◆ Stored records
··········

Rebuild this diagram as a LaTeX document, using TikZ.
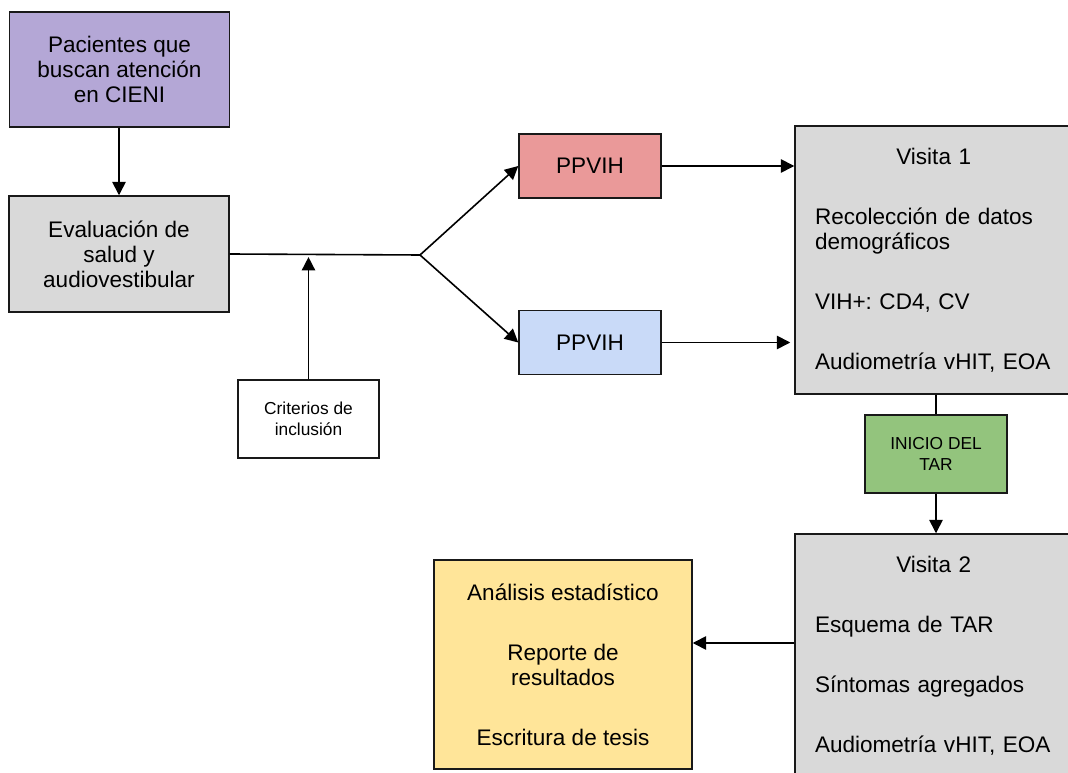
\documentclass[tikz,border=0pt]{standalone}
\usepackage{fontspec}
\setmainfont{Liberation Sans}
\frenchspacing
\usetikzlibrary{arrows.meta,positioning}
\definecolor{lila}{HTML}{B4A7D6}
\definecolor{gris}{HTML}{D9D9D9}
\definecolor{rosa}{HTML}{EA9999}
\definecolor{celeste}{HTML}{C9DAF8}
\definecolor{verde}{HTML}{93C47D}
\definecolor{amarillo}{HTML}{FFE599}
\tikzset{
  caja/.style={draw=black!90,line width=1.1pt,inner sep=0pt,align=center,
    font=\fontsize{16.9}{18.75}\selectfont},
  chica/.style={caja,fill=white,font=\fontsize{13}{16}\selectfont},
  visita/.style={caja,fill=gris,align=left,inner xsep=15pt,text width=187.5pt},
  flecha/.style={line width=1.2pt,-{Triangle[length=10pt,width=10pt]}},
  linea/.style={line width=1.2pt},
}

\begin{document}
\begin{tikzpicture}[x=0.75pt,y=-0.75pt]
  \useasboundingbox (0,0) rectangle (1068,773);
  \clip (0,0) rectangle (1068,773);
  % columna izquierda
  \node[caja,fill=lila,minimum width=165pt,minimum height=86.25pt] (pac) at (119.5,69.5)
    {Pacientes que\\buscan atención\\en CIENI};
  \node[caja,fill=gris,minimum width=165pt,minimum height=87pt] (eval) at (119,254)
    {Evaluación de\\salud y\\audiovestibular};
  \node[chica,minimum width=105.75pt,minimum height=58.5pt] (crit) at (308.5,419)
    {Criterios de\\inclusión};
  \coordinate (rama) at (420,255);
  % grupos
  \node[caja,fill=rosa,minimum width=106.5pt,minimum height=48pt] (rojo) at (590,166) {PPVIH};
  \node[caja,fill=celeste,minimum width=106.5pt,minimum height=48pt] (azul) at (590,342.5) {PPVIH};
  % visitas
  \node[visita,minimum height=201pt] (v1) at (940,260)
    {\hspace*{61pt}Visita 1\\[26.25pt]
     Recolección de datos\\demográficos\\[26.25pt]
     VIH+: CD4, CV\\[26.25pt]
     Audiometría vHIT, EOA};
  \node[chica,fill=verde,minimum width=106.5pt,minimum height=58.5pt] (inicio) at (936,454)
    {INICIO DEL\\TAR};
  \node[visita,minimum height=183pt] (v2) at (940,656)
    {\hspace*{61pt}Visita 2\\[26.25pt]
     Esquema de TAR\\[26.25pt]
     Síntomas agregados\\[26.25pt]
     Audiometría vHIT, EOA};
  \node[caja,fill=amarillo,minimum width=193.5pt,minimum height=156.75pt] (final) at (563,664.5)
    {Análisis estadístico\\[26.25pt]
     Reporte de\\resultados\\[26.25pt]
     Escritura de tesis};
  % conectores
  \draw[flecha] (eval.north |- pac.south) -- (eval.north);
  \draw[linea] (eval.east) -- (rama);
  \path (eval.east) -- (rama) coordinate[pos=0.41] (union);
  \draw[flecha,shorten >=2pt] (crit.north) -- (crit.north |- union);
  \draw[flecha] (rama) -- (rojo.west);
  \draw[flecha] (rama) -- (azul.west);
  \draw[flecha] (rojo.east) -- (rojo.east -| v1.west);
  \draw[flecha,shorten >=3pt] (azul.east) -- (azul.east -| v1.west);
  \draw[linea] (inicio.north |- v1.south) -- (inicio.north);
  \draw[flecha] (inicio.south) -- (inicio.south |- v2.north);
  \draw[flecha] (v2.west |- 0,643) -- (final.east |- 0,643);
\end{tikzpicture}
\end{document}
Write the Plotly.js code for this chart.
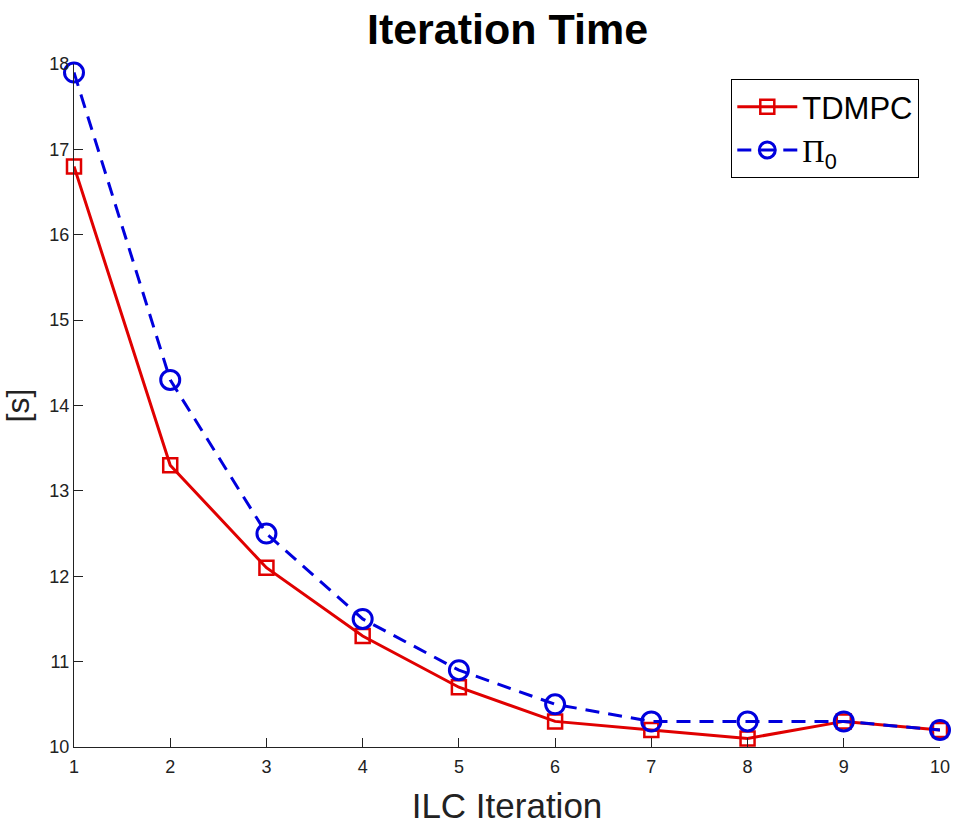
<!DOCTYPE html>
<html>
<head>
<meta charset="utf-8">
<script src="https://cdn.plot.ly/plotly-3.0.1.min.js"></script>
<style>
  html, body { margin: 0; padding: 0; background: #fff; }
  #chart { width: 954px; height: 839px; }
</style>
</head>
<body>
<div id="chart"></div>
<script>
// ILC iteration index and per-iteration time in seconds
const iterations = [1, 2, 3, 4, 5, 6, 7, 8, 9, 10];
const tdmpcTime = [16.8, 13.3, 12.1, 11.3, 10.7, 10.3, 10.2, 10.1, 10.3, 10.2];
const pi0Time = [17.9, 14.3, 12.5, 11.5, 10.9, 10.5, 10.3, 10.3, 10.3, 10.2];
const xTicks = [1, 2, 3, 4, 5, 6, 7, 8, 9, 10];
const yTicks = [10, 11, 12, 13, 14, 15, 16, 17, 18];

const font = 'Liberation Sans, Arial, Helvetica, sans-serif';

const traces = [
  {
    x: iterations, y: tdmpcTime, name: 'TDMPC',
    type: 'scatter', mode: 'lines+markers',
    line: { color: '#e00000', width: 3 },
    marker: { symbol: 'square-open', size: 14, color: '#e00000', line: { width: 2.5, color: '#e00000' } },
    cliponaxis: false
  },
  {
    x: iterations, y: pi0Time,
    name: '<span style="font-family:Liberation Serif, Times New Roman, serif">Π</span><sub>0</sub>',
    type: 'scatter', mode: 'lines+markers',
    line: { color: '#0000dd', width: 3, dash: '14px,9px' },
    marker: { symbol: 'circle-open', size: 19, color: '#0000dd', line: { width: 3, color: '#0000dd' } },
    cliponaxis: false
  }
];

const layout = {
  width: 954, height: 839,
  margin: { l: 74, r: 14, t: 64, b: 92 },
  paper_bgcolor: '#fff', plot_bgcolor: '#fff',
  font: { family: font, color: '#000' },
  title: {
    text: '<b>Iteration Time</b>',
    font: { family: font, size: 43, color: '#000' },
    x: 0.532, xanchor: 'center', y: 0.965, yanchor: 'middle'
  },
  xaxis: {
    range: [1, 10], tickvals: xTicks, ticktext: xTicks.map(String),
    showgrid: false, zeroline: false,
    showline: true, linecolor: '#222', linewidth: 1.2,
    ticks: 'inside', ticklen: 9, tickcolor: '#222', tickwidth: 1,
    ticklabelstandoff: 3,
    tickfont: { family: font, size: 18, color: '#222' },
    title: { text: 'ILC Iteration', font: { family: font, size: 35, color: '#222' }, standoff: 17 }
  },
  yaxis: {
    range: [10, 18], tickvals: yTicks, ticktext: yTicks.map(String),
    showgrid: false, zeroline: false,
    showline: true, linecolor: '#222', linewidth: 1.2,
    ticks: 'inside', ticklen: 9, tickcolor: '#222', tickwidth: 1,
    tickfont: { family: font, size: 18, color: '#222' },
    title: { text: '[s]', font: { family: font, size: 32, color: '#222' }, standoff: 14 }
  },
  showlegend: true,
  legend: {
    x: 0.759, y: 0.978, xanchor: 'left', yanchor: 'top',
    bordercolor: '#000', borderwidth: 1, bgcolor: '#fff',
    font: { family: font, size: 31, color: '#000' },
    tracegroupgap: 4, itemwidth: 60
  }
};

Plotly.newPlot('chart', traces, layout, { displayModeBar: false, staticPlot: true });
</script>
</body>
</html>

··········

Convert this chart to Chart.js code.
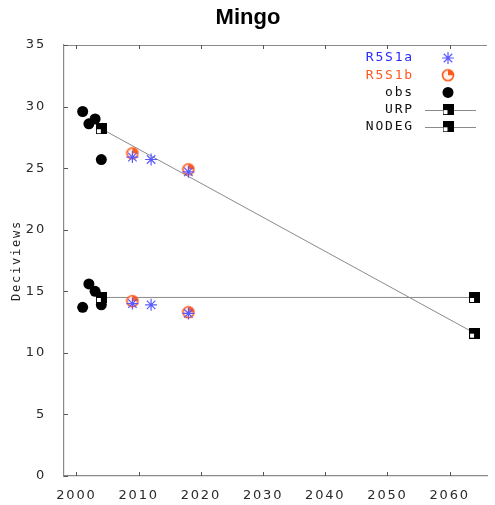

··········

◆ Written task
Reply with the number of lines in the preceding entries that contain "chart", and no other words.

◆ Task solution
5